(WHAT YOU WILL DO)
Pick out each line with the word "document" from the material that follows.

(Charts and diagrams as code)
___

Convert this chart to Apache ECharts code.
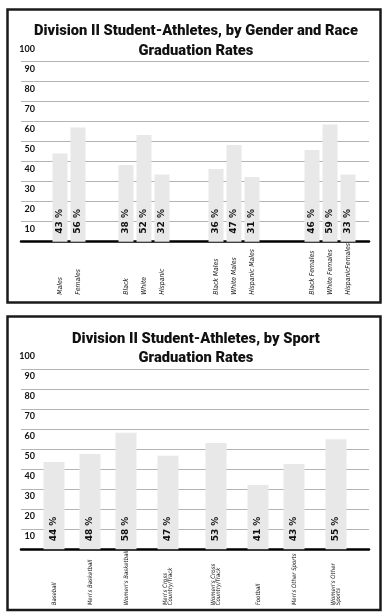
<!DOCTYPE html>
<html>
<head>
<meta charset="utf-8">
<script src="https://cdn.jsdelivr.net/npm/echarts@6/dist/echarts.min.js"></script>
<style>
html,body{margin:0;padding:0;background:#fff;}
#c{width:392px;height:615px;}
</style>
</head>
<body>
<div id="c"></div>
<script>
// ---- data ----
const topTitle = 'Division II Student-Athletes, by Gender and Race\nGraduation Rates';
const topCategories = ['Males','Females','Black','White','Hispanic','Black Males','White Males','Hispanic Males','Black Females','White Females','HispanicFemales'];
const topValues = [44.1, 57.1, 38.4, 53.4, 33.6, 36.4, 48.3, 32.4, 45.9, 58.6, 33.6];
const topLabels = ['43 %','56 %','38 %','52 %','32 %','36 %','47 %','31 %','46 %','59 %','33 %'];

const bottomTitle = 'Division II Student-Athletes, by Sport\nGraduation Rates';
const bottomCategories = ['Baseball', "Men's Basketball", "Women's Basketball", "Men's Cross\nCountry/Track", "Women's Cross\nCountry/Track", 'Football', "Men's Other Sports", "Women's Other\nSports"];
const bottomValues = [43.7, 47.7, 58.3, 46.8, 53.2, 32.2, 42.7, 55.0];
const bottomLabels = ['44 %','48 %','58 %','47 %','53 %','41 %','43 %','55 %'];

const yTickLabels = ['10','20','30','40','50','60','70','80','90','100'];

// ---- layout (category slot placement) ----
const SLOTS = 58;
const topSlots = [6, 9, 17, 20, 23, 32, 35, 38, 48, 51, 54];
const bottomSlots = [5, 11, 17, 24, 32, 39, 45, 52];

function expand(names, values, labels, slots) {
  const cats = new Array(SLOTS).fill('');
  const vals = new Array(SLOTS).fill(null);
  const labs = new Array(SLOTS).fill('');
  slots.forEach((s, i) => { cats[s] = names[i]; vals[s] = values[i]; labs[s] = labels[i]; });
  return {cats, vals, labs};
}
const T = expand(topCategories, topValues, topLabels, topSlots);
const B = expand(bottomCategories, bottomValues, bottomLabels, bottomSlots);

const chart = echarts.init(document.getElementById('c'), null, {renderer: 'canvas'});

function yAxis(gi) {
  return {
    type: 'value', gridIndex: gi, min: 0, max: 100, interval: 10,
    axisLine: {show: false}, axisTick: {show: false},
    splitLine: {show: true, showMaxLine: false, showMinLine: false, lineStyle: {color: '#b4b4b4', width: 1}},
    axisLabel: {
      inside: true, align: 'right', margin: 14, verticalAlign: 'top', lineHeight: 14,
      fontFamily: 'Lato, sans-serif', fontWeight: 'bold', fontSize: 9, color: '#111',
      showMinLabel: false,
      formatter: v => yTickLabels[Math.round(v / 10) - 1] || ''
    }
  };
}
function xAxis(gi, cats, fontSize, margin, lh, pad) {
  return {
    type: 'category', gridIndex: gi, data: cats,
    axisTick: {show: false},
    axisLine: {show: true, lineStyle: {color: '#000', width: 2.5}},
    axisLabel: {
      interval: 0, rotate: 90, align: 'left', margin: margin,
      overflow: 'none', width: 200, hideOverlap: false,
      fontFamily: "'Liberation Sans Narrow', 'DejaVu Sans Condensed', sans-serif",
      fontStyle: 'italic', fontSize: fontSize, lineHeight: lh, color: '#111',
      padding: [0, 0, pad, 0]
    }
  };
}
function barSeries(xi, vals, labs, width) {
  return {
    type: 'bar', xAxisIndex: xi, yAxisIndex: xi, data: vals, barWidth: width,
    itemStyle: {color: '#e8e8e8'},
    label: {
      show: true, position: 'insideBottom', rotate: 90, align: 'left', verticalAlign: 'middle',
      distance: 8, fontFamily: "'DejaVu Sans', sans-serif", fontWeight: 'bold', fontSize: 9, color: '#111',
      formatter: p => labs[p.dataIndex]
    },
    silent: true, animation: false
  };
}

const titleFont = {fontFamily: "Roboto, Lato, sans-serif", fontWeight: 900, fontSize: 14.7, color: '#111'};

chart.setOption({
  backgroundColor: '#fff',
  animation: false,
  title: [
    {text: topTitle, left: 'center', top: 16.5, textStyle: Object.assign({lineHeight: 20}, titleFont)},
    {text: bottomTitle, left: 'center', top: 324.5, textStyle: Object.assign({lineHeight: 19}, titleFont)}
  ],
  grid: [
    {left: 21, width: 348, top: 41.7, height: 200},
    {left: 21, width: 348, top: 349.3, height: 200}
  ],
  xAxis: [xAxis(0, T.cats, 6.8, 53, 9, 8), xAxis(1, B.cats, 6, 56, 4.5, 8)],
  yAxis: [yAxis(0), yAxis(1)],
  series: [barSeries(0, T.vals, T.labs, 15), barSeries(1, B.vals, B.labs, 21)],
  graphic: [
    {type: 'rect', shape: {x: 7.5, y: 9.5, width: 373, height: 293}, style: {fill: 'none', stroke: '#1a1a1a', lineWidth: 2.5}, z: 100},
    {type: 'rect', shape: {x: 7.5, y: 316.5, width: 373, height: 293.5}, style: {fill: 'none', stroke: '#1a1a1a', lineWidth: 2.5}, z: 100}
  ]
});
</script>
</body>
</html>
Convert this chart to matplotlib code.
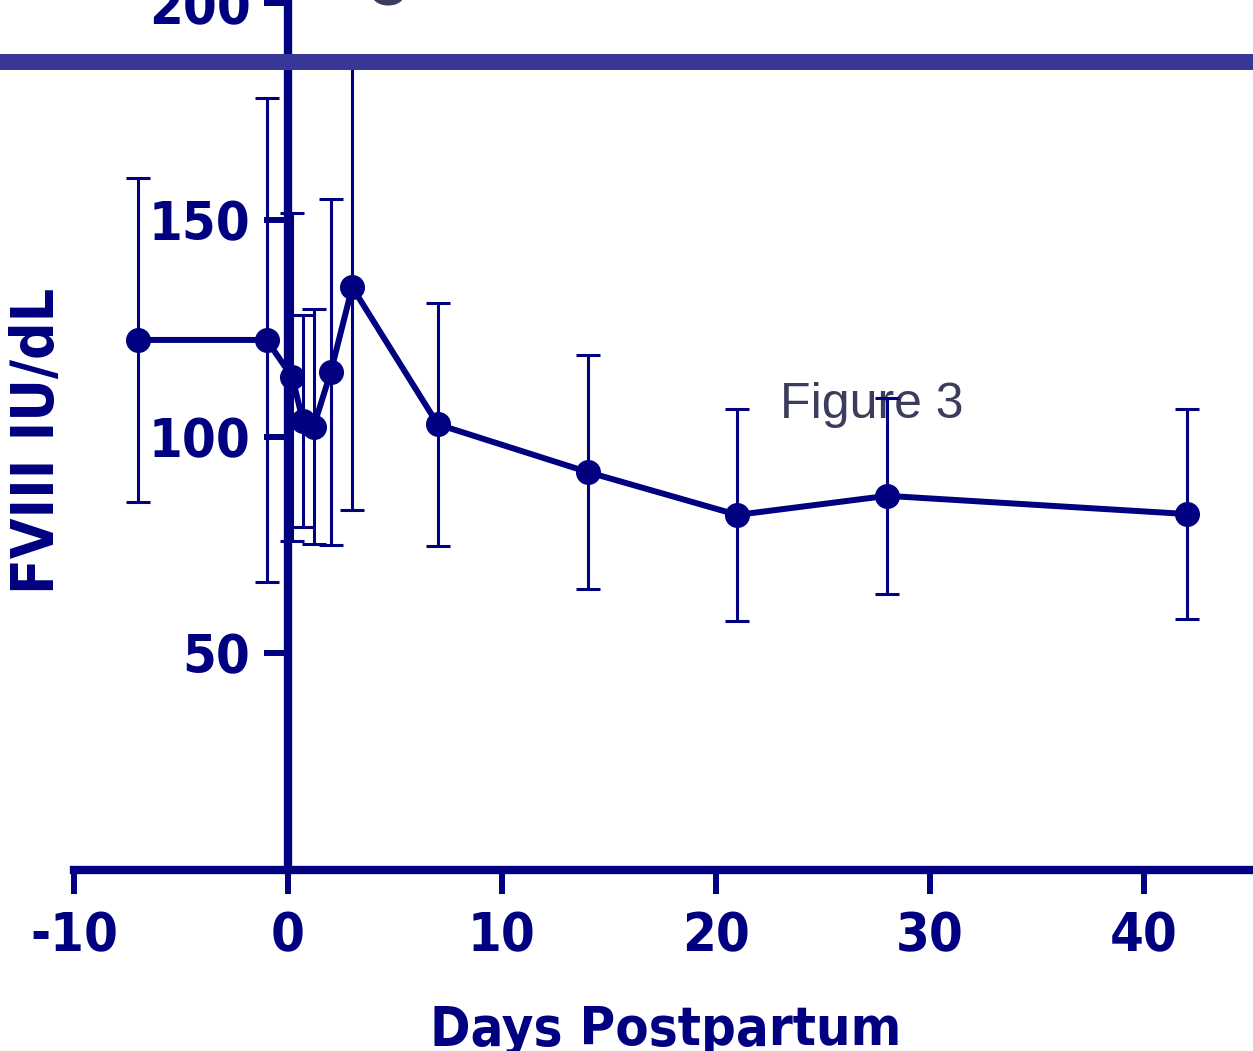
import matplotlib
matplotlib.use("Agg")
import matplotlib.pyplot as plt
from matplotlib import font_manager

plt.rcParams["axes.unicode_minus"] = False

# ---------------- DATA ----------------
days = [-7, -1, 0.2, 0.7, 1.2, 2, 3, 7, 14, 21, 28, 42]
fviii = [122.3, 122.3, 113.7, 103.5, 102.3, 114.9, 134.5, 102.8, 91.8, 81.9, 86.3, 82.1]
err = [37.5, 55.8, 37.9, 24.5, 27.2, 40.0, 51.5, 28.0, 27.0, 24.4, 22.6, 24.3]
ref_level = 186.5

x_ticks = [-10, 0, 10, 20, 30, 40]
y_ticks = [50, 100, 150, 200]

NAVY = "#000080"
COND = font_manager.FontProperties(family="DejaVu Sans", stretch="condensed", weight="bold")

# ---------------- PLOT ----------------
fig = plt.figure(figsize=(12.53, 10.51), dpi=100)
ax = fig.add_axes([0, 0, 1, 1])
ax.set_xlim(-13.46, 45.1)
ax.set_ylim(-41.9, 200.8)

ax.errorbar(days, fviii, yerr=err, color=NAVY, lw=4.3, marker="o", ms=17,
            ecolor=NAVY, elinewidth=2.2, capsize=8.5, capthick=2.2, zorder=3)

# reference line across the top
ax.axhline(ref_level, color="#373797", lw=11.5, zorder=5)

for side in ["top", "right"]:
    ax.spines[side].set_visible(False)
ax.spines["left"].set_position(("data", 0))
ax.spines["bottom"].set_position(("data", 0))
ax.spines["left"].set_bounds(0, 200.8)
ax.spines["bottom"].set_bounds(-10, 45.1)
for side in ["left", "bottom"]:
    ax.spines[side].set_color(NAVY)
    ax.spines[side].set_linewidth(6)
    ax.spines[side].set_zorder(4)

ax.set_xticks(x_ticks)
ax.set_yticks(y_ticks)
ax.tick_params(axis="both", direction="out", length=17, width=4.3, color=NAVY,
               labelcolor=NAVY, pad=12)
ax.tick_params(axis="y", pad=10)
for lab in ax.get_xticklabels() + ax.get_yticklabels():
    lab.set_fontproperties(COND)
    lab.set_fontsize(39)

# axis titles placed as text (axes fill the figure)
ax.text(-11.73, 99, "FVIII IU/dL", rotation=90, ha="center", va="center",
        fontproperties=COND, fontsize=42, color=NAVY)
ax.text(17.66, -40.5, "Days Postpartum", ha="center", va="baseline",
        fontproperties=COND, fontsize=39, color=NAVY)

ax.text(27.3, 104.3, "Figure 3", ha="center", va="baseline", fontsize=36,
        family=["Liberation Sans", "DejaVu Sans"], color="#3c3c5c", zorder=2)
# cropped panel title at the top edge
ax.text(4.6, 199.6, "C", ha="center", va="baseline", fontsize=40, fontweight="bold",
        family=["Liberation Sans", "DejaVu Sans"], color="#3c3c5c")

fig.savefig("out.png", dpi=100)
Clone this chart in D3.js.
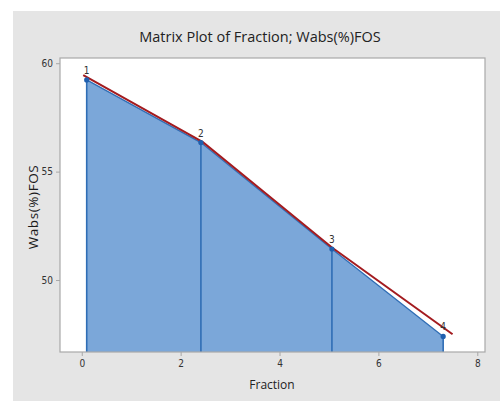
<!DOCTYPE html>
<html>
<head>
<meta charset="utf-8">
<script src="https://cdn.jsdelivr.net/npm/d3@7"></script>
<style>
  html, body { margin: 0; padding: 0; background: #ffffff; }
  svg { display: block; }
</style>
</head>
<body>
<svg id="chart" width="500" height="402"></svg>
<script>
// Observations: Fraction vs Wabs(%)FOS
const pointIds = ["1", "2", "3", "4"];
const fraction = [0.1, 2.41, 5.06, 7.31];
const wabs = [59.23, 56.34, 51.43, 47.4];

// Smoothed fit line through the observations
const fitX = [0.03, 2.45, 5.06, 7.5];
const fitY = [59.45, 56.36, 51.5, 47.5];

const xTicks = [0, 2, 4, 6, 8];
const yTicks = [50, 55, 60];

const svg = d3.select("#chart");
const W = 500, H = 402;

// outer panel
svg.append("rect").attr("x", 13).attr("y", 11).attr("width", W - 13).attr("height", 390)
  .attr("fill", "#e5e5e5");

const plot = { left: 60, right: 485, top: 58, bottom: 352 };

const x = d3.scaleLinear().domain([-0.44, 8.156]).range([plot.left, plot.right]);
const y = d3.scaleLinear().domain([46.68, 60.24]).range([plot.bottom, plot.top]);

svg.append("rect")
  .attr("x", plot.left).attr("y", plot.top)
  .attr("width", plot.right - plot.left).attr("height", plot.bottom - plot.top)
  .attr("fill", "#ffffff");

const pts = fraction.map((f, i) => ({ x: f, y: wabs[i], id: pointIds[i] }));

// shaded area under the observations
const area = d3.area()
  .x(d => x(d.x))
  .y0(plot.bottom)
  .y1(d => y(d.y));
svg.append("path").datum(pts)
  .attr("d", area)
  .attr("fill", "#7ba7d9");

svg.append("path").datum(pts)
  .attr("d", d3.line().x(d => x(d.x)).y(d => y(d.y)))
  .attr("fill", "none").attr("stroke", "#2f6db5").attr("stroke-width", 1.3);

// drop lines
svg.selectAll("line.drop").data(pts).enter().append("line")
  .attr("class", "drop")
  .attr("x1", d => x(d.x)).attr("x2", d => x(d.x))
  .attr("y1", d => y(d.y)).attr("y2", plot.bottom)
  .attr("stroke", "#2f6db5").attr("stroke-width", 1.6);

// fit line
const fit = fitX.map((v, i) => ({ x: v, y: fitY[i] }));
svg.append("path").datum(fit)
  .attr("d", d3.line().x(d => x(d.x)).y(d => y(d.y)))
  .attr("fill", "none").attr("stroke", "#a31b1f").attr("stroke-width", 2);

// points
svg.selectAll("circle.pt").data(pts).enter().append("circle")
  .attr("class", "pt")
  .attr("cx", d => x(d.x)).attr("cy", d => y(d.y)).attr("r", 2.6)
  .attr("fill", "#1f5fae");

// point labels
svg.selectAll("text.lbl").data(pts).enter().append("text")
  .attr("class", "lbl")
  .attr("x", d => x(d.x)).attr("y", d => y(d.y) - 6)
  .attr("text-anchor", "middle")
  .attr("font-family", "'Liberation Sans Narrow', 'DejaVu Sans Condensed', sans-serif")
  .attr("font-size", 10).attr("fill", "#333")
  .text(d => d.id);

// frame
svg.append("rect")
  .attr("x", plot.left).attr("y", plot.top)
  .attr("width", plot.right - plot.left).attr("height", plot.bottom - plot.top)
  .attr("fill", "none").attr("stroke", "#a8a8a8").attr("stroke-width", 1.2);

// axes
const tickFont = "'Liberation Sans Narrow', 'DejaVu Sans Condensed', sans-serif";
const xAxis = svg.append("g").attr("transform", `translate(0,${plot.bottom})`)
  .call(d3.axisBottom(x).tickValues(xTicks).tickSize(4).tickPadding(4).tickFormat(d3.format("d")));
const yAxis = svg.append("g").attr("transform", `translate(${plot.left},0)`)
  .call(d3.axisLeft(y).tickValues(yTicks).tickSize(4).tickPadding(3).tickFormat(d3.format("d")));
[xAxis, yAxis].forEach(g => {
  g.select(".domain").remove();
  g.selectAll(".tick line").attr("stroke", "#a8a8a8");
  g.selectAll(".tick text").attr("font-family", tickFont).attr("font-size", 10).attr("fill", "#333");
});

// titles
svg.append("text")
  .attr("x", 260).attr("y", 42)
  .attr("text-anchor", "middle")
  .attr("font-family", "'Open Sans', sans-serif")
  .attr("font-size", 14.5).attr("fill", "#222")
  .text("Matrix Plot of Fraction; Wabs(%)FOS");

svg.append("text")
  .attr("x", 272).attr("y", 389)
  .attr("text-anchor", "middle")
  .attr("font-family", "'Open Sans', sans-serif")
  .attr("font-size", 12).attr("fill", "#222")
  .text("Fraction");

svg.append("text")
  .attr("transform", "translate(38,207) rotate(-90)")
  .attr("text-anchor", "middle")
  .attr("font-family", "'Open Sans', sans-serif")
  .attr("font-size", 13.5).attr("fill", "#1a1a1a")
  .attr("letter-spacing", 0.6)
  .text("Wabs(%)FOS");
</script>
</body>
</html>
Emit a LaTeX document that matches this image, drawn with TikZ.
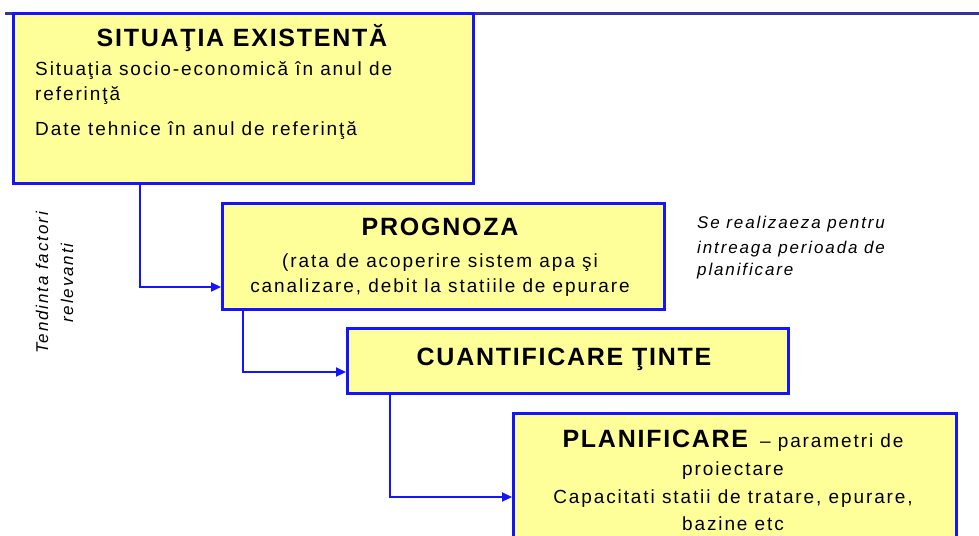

___

(ANSWER TO THE EXERCISE)
const chart = echarts.init(document.getElementById('c'), null, {renderer: 'canvas'});
Emit a LaTeX document that matches this image, drawn with TikZ.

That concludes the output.